Data lines:
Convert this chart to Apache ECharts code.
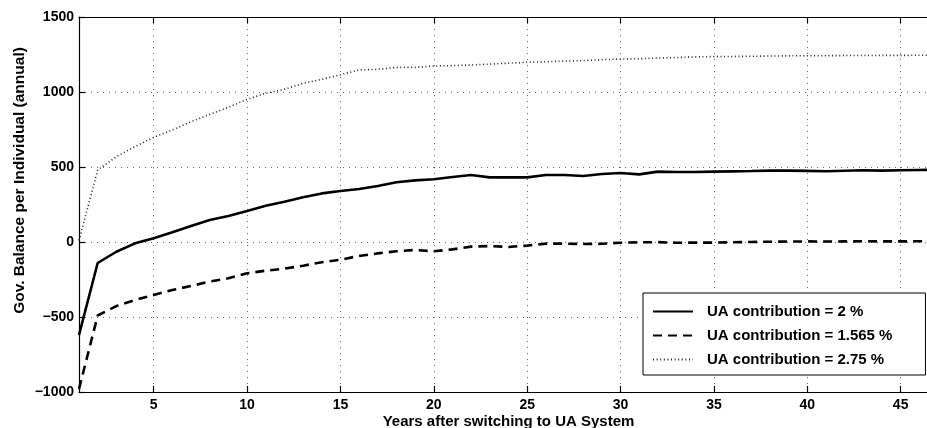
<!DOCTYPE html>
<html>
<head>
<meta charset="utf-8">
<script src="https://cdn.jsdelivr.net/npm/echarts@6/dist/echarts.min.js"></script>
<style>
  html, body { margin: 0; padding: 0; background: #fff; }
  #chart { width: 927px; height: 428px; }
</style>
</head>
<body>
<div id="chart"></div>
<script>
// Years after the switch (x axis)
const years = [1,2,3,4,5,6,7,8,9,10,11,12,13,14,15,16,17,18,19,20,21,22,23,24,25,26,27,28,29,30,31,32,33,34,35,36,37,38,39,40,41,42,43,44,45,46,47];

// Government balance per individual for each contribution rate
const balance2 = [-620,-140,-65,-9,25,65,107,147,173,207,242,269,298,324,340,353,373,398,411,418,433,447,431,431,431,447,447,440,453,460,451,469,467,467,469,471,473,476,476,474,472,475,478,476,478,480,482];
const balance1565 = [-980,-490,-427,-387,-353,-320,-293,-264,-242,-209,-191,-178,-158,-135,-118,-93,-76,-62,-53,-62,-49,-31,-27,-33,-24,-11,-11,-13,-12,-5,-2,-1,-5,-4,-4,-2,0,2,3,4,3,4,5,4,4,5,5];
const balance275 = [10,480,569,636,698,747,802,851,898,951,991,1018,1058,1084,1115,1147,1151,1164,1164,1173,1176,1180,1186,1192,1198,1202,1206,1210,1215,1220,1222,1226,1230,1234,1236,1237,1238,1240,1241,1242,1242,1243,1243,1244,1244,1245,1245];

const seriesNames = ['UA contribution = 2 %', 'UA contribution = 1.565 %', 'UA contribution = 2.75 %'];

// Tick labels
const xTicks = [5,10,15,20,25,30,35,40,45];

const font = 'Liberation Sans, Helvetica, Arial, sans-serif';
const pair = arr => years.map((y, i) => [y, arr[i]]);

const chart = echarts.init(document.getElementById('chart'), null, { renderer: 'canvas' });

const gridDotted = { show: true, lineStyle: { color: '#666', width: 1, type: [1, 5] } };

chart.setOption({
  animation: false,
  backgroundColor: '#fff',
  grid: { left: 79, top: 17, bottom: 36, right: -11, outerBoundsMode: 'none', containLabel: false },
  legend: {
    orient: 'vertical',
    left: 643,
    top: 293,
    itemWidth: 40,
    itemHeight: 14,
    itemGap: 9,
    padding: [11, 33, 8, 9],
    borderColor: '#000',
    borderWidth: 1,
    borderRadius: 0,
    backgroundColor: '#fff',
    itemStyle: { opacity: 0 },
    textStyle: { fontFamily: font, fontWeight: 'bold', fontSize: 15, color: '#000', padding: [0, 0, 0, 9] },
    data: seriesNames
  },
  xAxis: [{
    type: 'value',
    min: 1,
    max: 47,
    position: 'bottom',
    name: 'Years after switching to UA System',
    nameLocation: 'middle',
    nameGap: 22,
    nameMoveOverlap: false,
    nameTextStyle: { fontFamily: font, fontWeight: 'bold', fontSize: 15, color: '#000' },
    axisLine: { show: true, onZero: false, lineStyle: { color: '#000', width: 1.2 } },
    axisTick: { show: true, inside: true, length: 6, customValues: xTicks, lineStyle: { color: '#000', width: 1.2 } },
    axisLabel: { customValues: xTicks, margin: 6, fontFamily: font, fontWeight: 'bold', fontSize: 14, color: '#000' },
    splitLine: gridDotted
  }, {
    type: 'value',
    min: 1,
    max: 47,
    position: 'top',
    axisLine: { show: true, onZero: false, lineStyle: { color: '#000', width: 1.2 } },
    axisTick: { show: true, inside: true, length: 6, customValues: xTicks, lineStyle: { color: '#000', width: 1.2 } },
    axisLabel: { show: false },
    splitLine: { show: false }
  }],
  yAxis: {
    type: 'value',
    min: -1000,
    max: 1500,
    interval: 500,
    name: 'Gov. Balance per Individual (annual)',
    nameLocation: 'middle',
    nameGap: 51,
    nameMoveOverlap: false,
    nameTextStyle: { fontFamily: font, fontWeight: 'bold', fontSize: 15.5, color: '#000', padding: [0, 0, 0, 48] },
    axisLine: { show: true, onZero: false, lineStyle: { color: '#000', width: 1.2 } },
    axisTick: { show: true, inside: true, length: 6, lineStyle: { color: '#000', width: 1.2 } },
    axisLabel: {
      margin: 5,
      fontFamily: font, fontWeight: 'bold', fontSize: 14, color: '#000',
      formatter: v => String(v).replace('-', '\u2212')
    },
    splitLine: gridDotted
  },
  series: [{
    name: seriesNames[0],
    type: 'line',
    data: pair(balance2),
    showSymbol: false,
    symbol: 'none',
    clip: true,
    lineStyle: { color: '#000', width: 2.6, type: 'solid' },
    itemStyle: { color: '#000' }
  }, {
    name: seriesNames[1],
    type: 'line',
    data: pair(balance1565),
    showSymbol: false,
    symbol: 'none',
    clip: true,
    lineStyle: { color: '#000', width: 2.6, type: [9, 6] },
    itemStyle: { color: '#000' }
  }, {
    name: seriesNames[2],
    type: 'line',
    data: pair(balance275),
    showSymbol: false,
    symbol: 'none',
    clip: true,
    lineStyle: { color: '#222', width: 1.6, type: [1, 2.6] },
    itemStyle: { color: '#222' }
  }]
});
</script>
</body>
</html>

Task details: Reproduce only the lines from the beginning of the data through the line that contains "type: [1, 5]", both included, and please drop the pictures.

Full answer:
Convert this chart to Apache ECharts code.
<!DOCTYPE html>
<html>
<head>
<meta charset="utf-8">
<script src="https://cdn.jsdelivr.net/npm/echarts@6/dist/echarts.min.js"></script>
<style>
  html, body { margin: 0; padding: 0; background: #fff; }
  #chart { width: 927px; height: 428px; }
</style>
</head>
<body>
<div id="chart"></div>
<script>
// Years after the switch (x axis)
const years = [1,2,3,4,5,6,7,8,9,10,11,12,13,14,15,16,17,18,19,20,21,22,23,24,25,26,27,28,29,30,31,32,33,34,35,36,37,38,39,40,41,42,43,44,45,46,47];

// Government balance per individual for each contribution rate
const balance2 = [-620,-140,-65,-9,25,65,107,147,173,207,242,269,298,324,340,353,373,398,411,418,433,447,431,431,431,447,447,440,453,460,451,469,467,467,469,471,473,476,476,474,472,475,478,476,478,480,482];
const balance1565 = [-980,-490,-427,-387,-353,-320,-293,-264,-242,-209,-191,-178,-158,-135,-118,-93,-76,-62,-53,-62,-49,-31,-27,-33,-24,-11,-11,-13,-12,-5,-2,-1,-5,-4,-4,-2,0,2,3,4,3,4,5,4,4,5,5];
const balance275 = [10,480,569,636,698,747,802,851,898,951,991,1018,1058,1084,1115,1147,1151,1164,1164,1173,1176,1180,1186,1192,1198,1202,1206,1210,1215,1220,1222,1226,1230,1234,1236,1237,1238,1240,1241,1242,1242,1243,1243,1244,1244,1245,1245];

const seriesNames = ['UA contribution = 2 %', 'UA contribution = 1.565 %', 'UA contribution = 2.75 %'];

// Tick labels
const xTicks = [5,10,15,20,25,30,35,40,45];

const font = 'Liberation Sans, Helvetica, Arial, sans-serif';
const pair = arr => years.map((y, i) => [y, arr[i]]);

const chart = echarts.init(document.getElementById('chart'), null, { renderer: 'canvas' });

const gridDotted = { show: true, lineStyle: { color: '#666', width: 1, type: [1, 5] } };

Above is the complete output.